Aim: Do not copy the pictures; transcribe all other material exactly.
#### Information supplied
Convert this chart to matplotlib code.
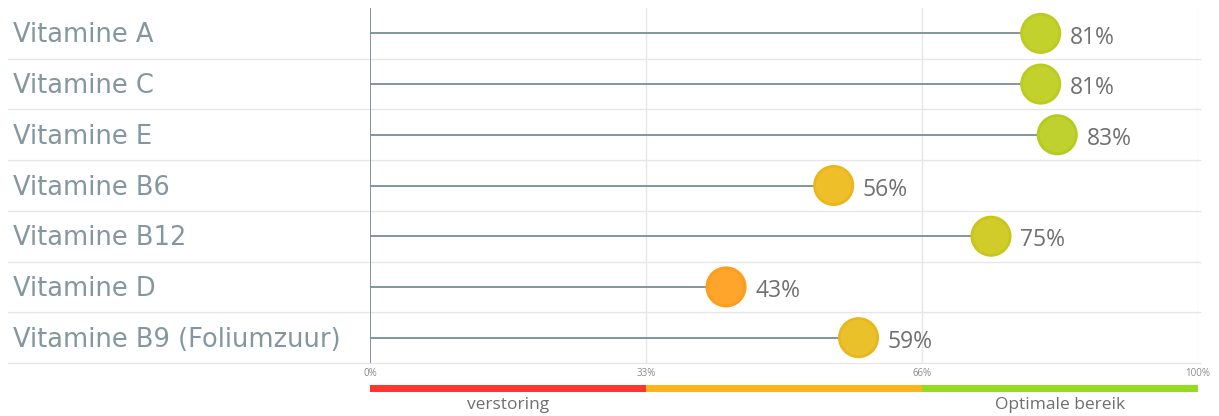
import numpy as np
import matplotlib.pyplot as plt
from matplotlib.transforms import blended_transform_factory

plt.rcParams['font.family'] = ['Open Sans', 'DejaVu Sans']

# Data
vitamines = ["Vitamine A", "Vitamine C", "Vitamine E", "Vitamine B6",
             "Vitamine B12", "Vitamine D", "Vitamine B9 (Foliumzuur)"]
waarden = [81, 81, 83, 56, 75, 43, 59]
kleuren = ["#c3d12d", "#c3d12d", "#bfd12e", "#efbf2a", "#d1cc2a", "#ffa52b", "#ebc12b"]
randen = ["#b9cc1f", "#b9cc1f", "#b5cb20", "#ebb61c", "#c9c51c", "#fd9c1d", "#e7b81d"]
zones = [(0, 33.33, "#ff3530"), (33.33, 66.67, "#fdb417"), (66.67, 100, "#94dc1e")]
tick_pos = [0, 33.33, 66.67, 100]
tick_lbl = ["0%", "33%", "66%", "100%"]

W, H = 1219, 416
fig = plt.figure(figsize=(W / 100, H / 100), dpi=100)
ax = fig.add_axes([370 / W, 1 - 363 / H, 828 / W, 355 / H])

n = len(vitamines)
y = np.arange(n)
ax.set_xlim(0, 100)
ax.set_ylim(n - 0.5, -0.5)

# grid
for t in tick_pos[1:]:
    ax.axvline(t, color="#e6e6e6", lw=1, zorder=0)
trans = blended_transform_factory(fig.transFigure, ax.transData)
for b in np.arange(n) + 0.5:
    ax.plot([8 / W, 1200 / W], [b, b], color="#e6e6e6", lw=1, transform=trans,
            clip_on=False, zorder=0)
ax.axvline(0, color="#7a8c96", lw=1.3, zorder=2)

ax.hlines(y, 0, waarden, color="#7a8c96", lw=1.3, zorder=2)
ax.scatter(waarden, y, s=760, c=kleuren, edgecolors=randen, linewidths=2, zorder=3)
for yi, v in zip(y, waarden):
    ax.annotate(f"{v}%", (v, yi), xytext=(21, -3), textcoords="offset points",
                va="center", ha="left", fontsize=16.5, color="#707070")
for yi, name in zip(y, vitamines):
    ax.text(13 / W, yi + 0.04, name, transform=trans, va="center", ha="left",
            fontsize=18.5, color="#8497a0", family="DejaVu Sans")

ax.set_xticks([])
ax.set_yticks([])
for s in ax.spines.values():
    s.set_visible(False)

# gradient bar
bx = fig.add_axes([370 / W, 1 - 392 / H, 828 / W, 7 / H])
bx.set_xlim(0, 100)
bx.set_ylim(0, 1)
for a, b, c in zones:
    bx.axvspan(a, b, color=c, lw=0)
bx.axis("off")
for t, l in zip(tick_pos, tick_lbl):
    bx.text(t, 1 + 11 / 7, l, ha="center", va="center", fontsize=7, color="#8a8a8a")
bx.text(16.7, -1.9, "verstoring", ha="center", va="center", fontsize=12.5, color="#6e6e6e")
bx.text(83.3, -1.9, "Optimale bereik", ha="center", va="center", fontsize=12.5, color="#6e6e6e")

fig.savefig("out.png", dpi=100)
########
Exercise solution:
Convert this chart to matplotlib code.
import numpy as np
import matplotlib.pyplot as plt
from matplotlib.transforms import blended_transform_factory

plt.rcParams['font.family'] = ['Open Sans', 'DejaVu Sans']

# Data
vitamines = ["Vitamine A", "Vitamine C", "Vitamine E", "Vitamine B6",
             "Vitamine B12", "Vitamine D", "Vitamine B9 (Foliumzuur)"]
waarden = [81, 81, 83, 56, 75, 43, 59]
kleuren = ["#c3d12d", "#c3d12d", "#bfd12e", "#efbf2a", "#d1cc2a", "#ffa52b", "#ebc12b"]
randen = ["#b9cc1f", "#b9cc1f", "#b5cb20", "#ebb61c", "#c9c51c", "#fd9c1d", "#e7b81d"]
zones = [(0, 33.33, "#ff3530"), (33.33, 66.67, "#fdb417"), (66.67, 100, "#94dc1e")]
tick_pos = [0, 33.33, 66.67, 100]
tick_lbl = ["0%", "33%", "66%", "100%"]

W, H = 1219, 416
fig = plt.figure(figsize=(W / 100, H / 100), dpi=100)
ax = fig.add_axes([370 / W, 1 - 363 / H, 828 / W, 355 / H])

n = len(vitamines)
y = np.arange(n)
ax.set_xlim(0, 100)
ax.set_ylim(n - 0.5, -0.5)

# grid
for t in tick_pos[1:]:
    ax.axvline(t, color="#e6e6e6", lw=1, zorder=0)
trans = blended_transform_factory(fig.transFigure, ax.transData)
for b in np.arange(n) + 0.5:
    ax.plot([8 / W, 1200 / W], [b, b], color="#e6e6e6", lw=1, transform=trans,
            clip_on=False, zorder=0)
ax.axvline(0, color="#7a8c96", lw=1.3, zorder=2)

ax.hlines(y, 0, waarden, color="#7a8c96", lw=1.3, zorder=2)
ax.scatter(waarden, y, s=760, c=kleuren, edgecolors=randen, linewidths=2, zorder=3)
for yi, v in zip(y, waarden):
    ax.annotate(f"{v}%", (v, yi), xytext=(21, -3), textcoords="offset points",
                va="center", ha="left", fontsize=16.5, color="#707070")
for yi, name in zip(y, vitamines):
    ax.text(13 / W, yi + 0.04, name, transform=trans, va="center", ha="left",
            fontsize=18.5, color="#8497a0", family="DejaVu Sans")

ax.set_xticks([])
ax.set_yticks([])
for s in ax.spines.values():
    s.set_visible(False)

# gradient bar
bx = fig.add_axes([370 / W, 1 - 392 / H, 828 / W, 7 / H])
bx.set_xlim(0, 100)
bx.set_ylim(0, 1)
for a, b, c in zones:
    bx.axvspan(a, b, color=c, lw=0)
bx.axis("off")
for t, l in zip(tick_pos, tick_lbl):
    bx.text(t, 1 + 11 / 7, l, ha="center", va="center", fontsize=7, color="#8a8a8a")
bx.text(16.7, -1.9, "verstoring", ha="center", va="center", fontsize=12.5, color="#6e6e6e")
bx.text(83.3, -1.9, "Optimale bereik", ha="center", va="center", fontsize=12.5, color="#6e6e6e")

fig.savefig("out.png", dpi=100)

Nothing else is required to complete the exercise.